Start SOURCE DATA

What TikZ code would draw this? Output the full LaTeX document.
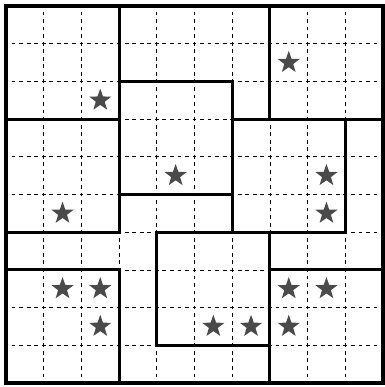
\documentclass[tikz,border=0pt]{standalone}
\usetikzlibrary{shapes.geometric}
\definecolor{StarClr}{rgb}{0.29,0.29,0.29}

\tikzset{
  gridline/.style={line width=0.6pt,dash pattern=on 0.1cm off 0.1cm,dash phase=0.05cm},
  regionline/.style={line width=2.3pt,line cap=rect},
  starmark/.style={star,star points=5,star point ratio=2.5,fill=StarClr,inner sep=0pt,minimum size=0.62cm}
}

\begin{document}
\begin{tikzpicture}[scale=1]
\useasboundingbox (-0.159,-0.106) rectangle (10.027,10.159);

% dashed grid
\foreach \i in {1,...,9}{
  \draw[gridline] (\i,0) -- (\i,10);
  \draw[gridline] (0,\i) -- (10,\i);
}

% regions
\draw[regionline] (0,7) rectangle (3,10);
\draw[regionline] (7,7) rectangle (10,10);
\draw[regionline] (3,5) rectangle (6,8);
\draw[regionline] (0,4) rectangle (3,7);
\draw[regionline] (6,4) rectangle (9,7);
\draw[regionline] (0,0) rectangle (3,3);
\draw[regionline] (4,1) rectangle (7,4);
\draw[regionline] (7,0) rectangle (10,3);

% outer frame
\draw[regionline] (0,0) rectangle (10,10);

% stars
\foreach \x/\y [count=\n] in {2.5/7.5,7.5/8.5,4.5/5.5,1.5/4.5,8.5/5.5,8.5/4.5,
  1.5/2.5,2.5/2.5,2.5/1.5,5.5/1.5,6.5/1.5,7.5/2.5,8.5/2.5,7.5/1.5}
  \node[starmark] (s\n) at (\x,\y) {};

\end{tikzpicture}
\end{document}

End SOURCE DATA

*PROBLEM TO WORK ON*: Transcribe the listing in full and omit the pictures.

*CORRECT RESULT*:
What TikZ code would draw this? Output the full LaTeX document.
\documentclass[tikz,border=0pt]{standalone}
\usetikzlibrary{shapes.geometric}
\definecolor{StarClr}{rgb}{0.29,0.29,0.29}

\tikzset{
  gridline/.style={line width=0.6pt,dash pattern=on 0.1cm off 0.1cm,dash phase=0.05cm},
  regionline/.style={line width=2.3pt,line cap=rect},
  starmark/.style={star,star points=5,star point ratio=2.5,fill=StarClr,inner sep=0pt,minimum size=0.62cm}
}

\begin{document}
\begin{tikzpicture}[scale=1]
\useasboundingbox (-0.159,-0.106) rectangle (10.027,10.159);

% dashed grid
\foreach \i in {1,...,9}{
  \draw[gridline] (\i,0) -- (\i,10);
  \draw[gridline] (0,\i) -- (10,\i);
}

% regions
\draw[regionline] (0,7) rectangle (3,10);
\draw[regionline] (7,7) rectangle (10,10);
\draw[regionline] (3,5) rectangle (6,8);
\draw[regionline] (0,4) rectangle (3,7);
\draw[regionline] (6,4) rectangle (9,7);
\draw[regionline] (0,0) rectangle (3,3);
\draw[regionline] (4,1) rectangle (7,4);
\draw[regionline] (7,0) rectangle (10,3);

% outer frame
\draw[regionline] (0,0) rectangle (10,10);

% stars
\foreach \x/\y [count=\n] in {2.5/7.5,7.5/8.5,4.5/5.5,1.5/4.5,8.5/5.5,8.5/4.5,
  1.5/2.5,2.5/2.5,2.5/1.5,5.5/1.5,6.5/1.5,7.5/2.5,8.5/2.5,7.5/1.5}
  \node[starmark] (s\n) at (\x,\y) {};

\end{tikzpicture}
\end{document}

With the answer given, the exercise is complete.